RECORDED DATA:
------------------------------------------------

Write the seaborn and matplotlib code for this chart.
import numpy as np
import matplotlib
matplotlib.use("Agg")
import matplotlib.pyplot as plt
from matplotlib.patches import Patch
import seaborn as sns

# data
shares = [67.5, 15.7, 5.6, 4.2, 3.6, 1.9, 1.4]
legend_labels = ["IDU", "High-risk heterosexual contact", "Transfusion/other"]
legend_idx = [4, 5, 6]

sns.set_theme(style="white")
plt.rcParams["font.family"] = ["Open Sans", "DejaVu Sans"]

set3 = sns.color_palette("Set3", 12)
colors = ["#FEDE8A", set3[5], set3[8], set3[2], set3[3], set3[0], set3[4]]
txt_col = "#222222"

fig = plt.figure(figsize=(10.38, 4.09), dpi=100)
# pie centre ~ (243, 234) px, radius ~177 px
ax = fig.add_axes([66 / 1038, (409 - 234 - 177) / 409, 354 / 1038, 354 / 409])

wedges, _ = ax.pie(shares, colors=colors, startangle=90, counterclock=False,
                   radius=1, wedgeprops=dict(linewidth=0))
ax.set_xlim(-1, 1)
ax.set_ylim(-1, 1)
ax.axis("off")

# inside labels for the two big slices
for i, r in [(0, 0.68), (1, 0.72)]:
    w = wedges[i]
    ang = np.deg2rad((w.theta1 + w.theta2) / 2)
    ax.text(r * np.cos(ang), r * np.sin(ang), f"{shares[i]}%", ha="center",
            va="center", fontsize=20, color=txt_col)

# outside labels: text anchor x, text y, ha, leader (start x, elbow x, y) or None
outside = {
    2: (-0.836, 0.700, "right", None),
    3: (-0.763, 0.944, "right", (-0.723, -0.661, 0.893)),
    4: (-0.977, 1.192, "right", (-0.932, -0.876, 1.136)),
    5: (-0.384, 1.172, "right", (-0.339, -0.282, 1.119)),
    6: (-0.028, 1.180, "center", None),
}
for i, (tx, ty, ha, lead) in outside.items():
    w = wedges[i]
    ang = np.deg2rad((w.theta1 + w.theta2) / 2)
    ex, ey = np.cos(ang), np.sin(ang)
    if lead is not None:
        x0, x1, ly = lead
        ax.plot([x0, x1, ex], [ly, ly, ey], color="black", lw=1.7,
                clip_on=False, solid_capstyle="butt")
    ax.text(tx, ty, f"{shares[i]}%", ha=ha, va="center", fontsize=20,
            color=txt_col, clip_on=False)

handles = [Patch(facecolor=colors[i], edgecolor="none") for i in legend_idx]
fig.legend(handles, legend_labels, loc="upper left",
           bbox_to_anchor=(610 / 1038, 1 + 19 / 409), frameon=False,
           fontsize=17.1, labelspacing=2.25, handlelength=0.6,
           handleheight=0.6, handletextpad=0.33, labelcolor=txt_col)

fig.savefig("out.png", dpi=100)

------------------------------------------------

SHORT PROBLEM: Report all lines of the material that contain the word "seaborn".

COMPLETE OUTPUT:
Write the seaborn and matplotlib code for this chart.
import seaborn as sns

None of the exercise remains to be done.